Teng et al, ICMLC 2004
From ScribbleWiki: Analysis of Social Media
E-Mail Authorship Mining Based On SVM For Computer Forensic
Authors: Gui-Fa Teng, Mao-Sheng Lai, Jian-Bin Ma, Ying Li
The ability to identify original author of e-mail misuse can help to prosecute an offender, and the authors of this paper focus on this particular appliation of authorship attribution. Various e-mail features (eg. linguistic features, header features, and structural characteristics) are used as features with SVM, with a co-locatation based kernel to classify or attribute authorship or e-mail messages to an author.
The authors adopted Vector Space Model (VSM) to store document information, representing each document as a vector of term and weight pairs. The weight of the vector is calculated in a standard fashion (term frequency - inverse document frequency). Not much is said about their feature selection process, except that they adopted chi-squared as the feature selection criteria.

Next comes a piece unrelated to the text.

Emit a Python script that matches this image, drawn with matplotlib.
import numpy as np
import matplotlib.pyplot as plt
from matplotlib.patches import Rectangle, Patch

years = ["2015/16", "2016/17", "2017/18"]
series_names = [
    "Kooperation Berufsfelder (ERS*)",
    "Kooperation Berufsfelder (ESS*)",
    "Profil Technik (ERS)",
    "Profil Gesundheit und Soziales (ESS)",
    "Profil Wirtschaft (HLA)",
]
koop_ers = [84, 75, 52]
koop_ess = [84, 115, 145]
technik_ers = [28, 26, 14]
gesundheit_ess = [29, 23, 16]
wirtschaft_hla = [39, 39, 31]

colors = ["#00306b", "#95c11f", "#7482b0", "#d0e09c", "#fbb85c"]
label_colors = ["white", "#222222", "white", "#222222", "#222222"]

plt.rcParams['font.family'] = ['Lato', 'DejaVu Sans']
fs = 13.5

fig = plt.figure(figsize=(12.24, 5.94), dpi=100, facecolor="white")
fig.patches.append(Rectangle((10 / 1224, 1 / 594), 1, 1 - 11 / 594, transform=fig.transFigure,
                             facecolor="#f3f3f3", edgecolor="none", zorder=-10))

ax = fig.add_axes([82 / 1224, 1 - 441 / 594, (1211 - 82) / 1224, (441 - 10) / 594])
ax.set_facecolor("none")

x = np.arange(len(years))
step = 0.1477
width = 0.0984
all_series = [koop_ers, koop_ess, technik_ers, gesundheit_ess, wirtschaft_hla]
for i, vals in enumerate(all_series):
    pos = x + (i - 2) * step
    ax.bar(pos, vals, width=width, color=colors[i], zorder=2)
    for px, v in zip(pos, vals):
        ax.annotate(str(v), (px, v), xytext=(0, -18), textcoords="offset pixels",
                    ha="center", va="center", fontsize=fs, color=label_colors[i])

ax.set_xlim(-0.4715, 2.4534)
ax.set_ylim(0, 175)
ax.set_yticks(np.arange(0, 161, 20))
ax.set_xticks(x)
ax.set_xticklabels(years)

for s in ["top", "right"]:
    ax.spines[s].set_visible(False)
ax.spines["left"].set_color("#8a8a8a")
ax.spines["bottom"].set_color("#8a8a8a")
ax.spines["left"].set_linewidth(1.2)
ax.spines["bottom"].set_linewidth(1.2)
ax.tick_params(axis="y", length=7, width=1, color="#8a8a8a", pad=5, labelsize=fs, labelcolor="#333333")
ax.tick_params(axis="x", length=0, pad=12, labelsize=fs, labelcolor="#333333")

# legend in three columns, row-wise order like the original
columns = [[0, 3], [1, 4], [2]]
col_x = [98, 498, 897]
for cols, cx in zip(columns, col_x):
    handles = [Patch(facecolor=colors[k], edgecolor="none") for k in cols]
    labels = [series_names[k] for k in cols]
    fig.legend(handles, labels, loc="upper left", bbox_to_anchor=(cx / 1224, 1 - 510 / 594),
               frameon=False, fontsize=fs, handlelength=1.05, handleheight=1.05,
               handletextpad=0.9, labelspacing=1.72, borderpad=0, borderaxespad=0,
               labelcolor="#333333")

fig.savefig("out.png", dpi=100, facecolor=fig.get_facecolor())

Particular Attributes Used
- The From message
- The To message
- Whether or not have title
- Whether or note have attachments
- Whether or not have reply
- Uses a greeting acknowledgement
- Uses a farewell acknowledgement
- Contain signature text
- Mean sentence length
- Mean paragraph length
- Number of blank lines / total number of lines
The paper gives a brief overview of SVM. The authors used LibSVM for their evaluation, in a 'one against all' binary classification model. They do not publish results, but only say that their preliminary work is promising. Further proposed research on the topic includes combining SVM with other ML alcgorithms, additional feature extraction, and authorship characterization.